## start GIVEN DATA

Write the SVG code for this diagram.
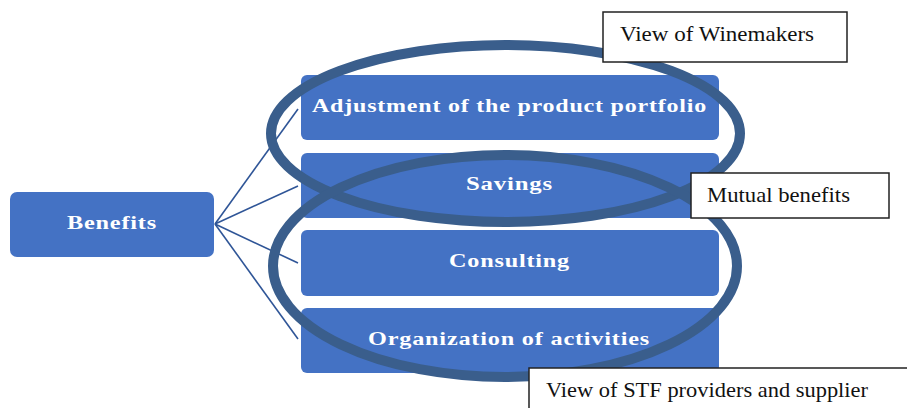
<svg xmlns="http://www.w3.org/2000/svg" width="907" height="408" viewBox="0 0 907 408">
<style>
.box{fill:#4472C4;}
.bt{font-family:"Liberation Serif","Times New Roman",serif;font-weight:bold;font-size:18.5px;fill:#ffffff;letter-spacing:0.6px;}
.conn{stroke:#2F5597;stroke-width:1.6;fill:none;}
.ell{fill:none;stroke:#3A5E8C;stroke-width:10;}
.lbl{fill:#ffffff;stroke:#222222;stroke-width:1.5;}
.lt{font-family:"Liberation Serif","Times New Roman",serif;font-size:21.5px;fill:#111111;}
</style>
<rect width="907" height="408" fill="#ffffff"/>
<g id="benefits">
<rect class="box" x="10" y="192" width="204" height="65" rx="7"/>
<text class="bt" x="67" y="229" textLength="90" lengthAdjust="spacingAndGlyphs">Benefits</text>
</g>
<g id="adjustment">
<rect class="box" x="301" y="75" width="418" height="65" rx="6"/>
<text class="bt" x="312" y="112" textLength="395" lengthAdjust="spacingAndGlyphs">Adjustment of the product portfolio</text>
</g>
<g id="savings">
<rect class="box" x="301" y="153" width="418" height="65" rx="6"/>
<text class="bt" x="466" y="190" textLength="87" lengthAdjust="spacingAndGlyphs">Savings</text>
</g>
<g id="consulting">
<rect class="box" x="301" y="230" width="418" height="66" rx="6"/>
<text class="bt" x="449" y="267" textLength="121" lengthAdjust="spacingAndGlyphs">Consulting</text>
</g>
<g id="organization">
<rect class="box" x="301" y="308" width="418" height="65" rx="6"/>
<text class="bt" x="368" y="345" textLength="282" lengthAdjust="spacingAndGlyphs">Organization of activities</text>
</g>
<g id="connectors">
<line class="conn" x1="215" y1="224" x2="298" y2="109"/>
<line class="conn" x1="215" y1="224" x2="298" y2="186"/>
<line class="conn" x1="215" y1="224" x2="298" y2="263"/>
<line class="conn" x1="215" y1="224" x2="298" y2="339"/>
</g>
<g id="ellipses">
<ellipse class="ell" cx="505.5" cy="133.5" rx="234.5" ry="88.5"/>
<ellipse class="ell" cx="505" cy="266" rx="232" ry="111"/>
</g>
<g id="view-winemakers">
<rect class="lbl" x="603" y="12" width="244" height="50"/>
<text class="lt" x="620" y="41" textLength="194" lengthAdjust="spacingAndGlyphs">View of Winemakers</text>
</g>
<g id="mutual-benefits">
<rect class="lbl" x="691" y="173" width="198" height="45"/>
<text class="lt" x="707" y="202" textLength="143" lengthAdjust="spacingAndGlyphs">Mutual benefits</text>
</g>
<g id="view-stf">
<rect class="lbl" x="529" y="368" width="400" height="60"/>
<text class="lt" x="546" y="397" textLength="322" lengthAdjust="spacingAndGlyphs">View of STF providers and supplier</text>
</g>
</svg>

## end GIVEN DATA

Copy every line of the data exactly as written, excluding the pictures.

Write the SVG code for this diagram.
<svg xmlns="http://www.w3.org/2000/svg" width="907" height="408" viewBox="0 0 907 408">
<style>
.box{fill:#4472C4;}
.bt{font-family:"Liberation Serif","Times New Roman",serif;font-weight:bold;font-size:18.5px;fill:#ffffff;letter-spacing:0.6px;}
.conn{stroke:#2F5597;stroke-width:1.6;fill:none;}
.ell{fill:none;stroke:#3A5E8C;stroke-width:10;}
.lbl{fill:#ffffff;stroke:#222222;stroke-width:1.5;}
.lt{font-family:"Liberation Serif","Times New Roman",serif;font-size:21.5px;fill:#111111;}
</style>
<rect width="907" height="408" fill="#ffffff"/>
<g id="benefits">
<rect class="box" x="10" y="192" width="204" height="65" rx="7"/>
<text class="bt" x="67" y="229" textLength="90" lengthAdjust="spacingAndGlyphs">Benefits</text>
</g>
<g id="adjustment">
<rect class="box" x="301" y="75" width="418" height="65" rx="6"/>
<text class="bt" x="312" y="112" textLength="395" lengthAdjust="spacingAndGlyphs">Adjustment of the product portfolio</text>
</g>
<g id="savings">
<rect class="box" x="301" y="153" width="418" height="65" rx="6"/>
<text class="bt" x="466" y="190" textLength="87" lengthAdjust="spacingAndGlyphs">Savings</text>
</g>
<g id="consulting">
<rect class="box" x="301" y="230" width="418" height="66" rx="6"/>
<text class="bt" x="449" y="267" textLength="121" lengthAdjust="spacingAndGlyphs">Consulting</text>
</g>
<g id="organization">
<rect class="box" x="301" y="308" width="418" height="65" rx="6"/>
<text class="bt" x="368" y="345" textLength="282" lengthAdjust="spacingAndGlyphs">Organization of activities</text>
</g>
<g id="connectors">
<line class="conn" x1="215" y1="224" x2="298" y2="109"/>
<line class="conn" x1="215" y1="224" x2="298" y2="186"/>
<line class="conn" x1="215" y1="224" x2="298" y2="263"/>
<line class="conn" x1="215" y1="224" x2="298" y2="339"/>
</g>
<g id="ellipses">
<ellipse class="ell" cx="505.5" cy="133.5" rx="234.5" ry="88.5"/>
<ellipse class="ell" cx="505" cy="266" rx="232" ry="111"/>
</g>
<g id="view-winemakers">
<rect class="lbl" x="603" y="12" width="244" height="50"/>
<text class="lt" x="620" y="41" textLength="194" lengthAdjust="spacingAndGlyphs">View of Winemakers</text>
</g>
<g id="mutual-benefits">
<rect class="lbl" x="691" y="173" width="198" height="45"/>
<text class="lt" x="707" y="202" textLength="143" lengthAdjust="spacingAndGlyphs">Mutual benefits</text>
</g>
<g id="view-stf">
<rect class="lbl" x="529" y="368" width="400" height="60"/>
<text class="lt" x="546" y="397" textLength="322" lengthAdjust="spacingAndGlyphs">View of STF providers and supplier</text>
</g>
</svg>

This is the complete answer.